5. Support Communities of Practice at all levels and provide: 1) software designed for Communities, 2) adequate IT resources to maintain Community websites, and 3) adequate start-up help to build Communities
In most corporations and government organizations, Communities of Practice are the major way lessons learned are moved in real time. For example, the US Army has over 60 Communities modeled on CompanyCommand and sponsored by the Battle Command Knowledge System, at Fort Leavenworth, GE has over 600 Communities, Fluor has over 50 Communities. Within the IC there seems a budding yet limited awareness of the value of peer-to-peer Communities of Practice and certainly little IT support for them.

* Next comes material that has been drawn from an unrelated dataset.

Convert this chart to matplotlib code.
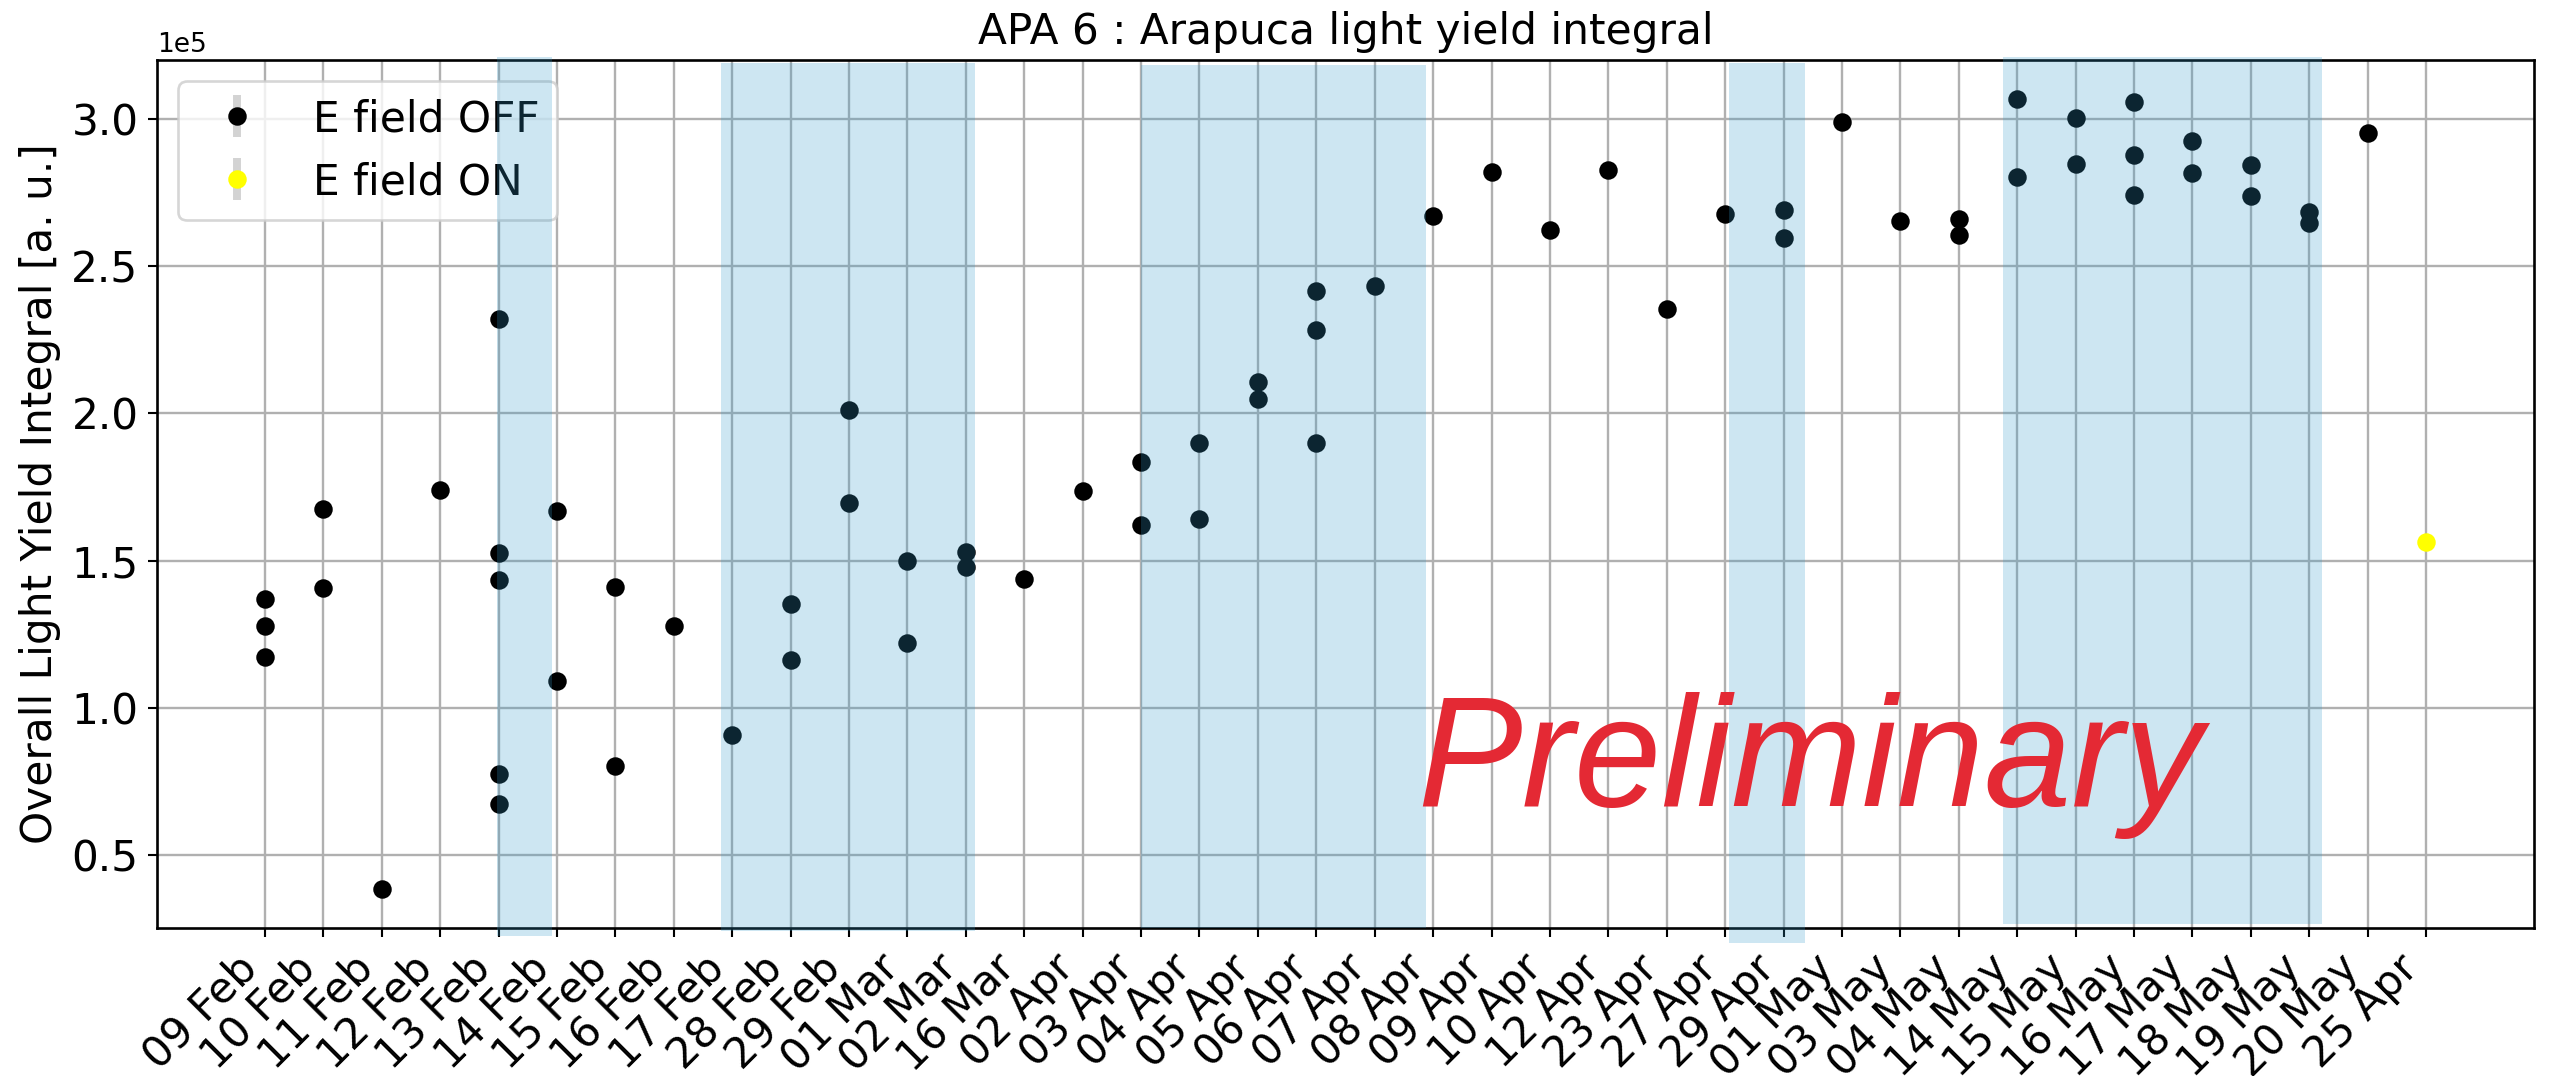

Unlike communities in other settings where the Core Team can respond to Community needs during off hours, most IC Communities operate on classified networks. Core Team members must manage the Community during regular office hours balancing mission requirements and Community needs. A larger Core Team helps Core Team members better balance Community work with mission requirements.
Provide Core Team members with training in relationship building. One major responsibility of Core Team members is to connect members with each other and to build relationships between the members and the Core Team.
Conclusion
A shift in IC cultural norms to empower employees to take action to implement working level solutions will help to build a more effective DIA. By recognizing the untapped knowledge at the frontline and first supervisory level, peers can resolve issues and craft solutions to the problems they face by creating mechanisms to share knowledge and experience among peers. Organizational leaders can help by encouraging time for such networking and providing resources necessary to enable it.